The story begins in the aftermath of the Battle of Culloden, the last pitched battle on British soil which ended in a harsh clampdown on the Scottish Highlands. The key individual in our story is James Stewart, known in Scottish Gaelic as Seamus a’ Ghlinne or James of the Glen. James was from Appin in Argyll, Scotland, the place where our narrative unfolds. He was the half-brother to the clan chief of the Stewarts of Appin, a clan that had fought for the Jacobite cause during the uprising, thereby making him a subject of suspicion for the British authorities.
On May 14, 1752, Colin Campbell, the government-appointed factor of the forfeited Stewart estates, traveled through Appin bound for Fort William, where it was widely expected he would evict many Stewart clansmen. However, Campbell was shot dead by a hidden marksman. Suspicion immediately fell on the Stewarts, fuelling a botched investigation full of accusation and speculation but short on concrete evidence. Amidst this volatile backdrop, not able to pin the crime on anyone, the authorities arrested James of the Glen.
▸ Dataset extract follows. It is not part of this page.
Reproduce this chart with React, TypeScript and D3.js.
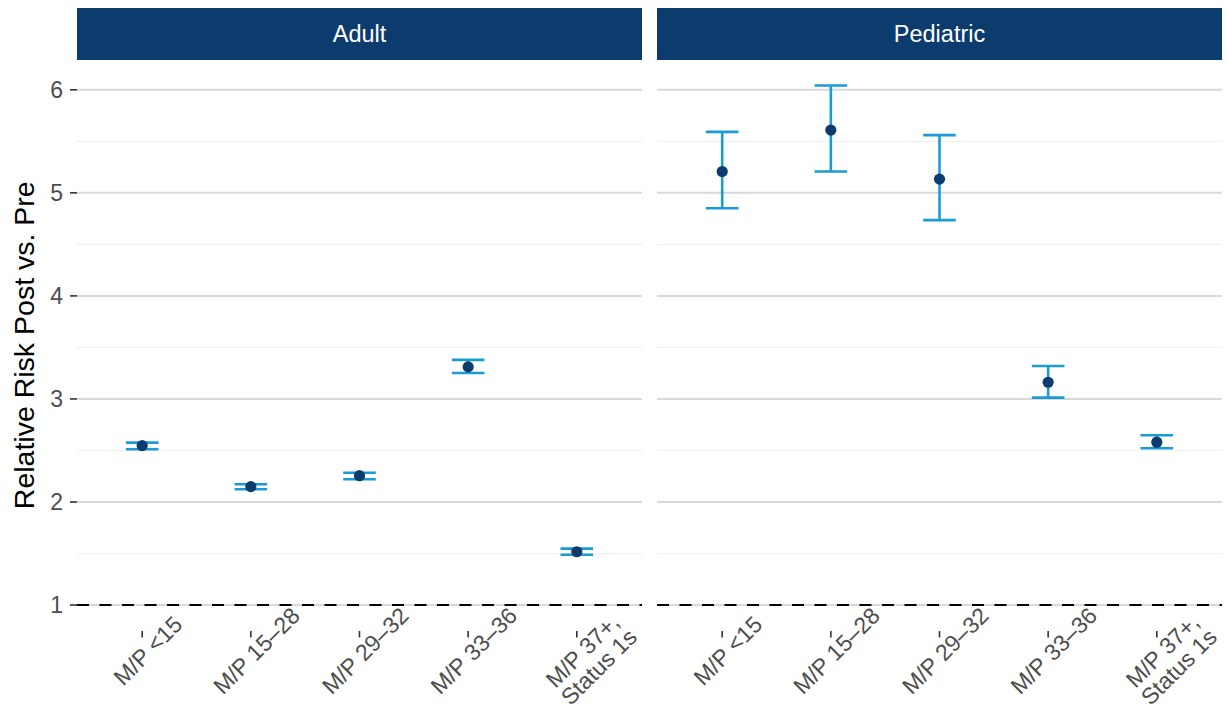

Lacking evidence, they tried him as an accessory and, through a dodgy trial, sentenced him to be hanged in chains at Cnap a’ Chaolais, a promontory on the shore of Loch Linnhe where the A82 now runs.
Today, a monument to James stands on the site of his execution, bearing the inscription in Gaelic and English: James Stewart, an innocent man wrongly hanged, 8th November 1752. A testament of an apparent miscarriage of justice, a dark legacy that still lingers in the history of Appin.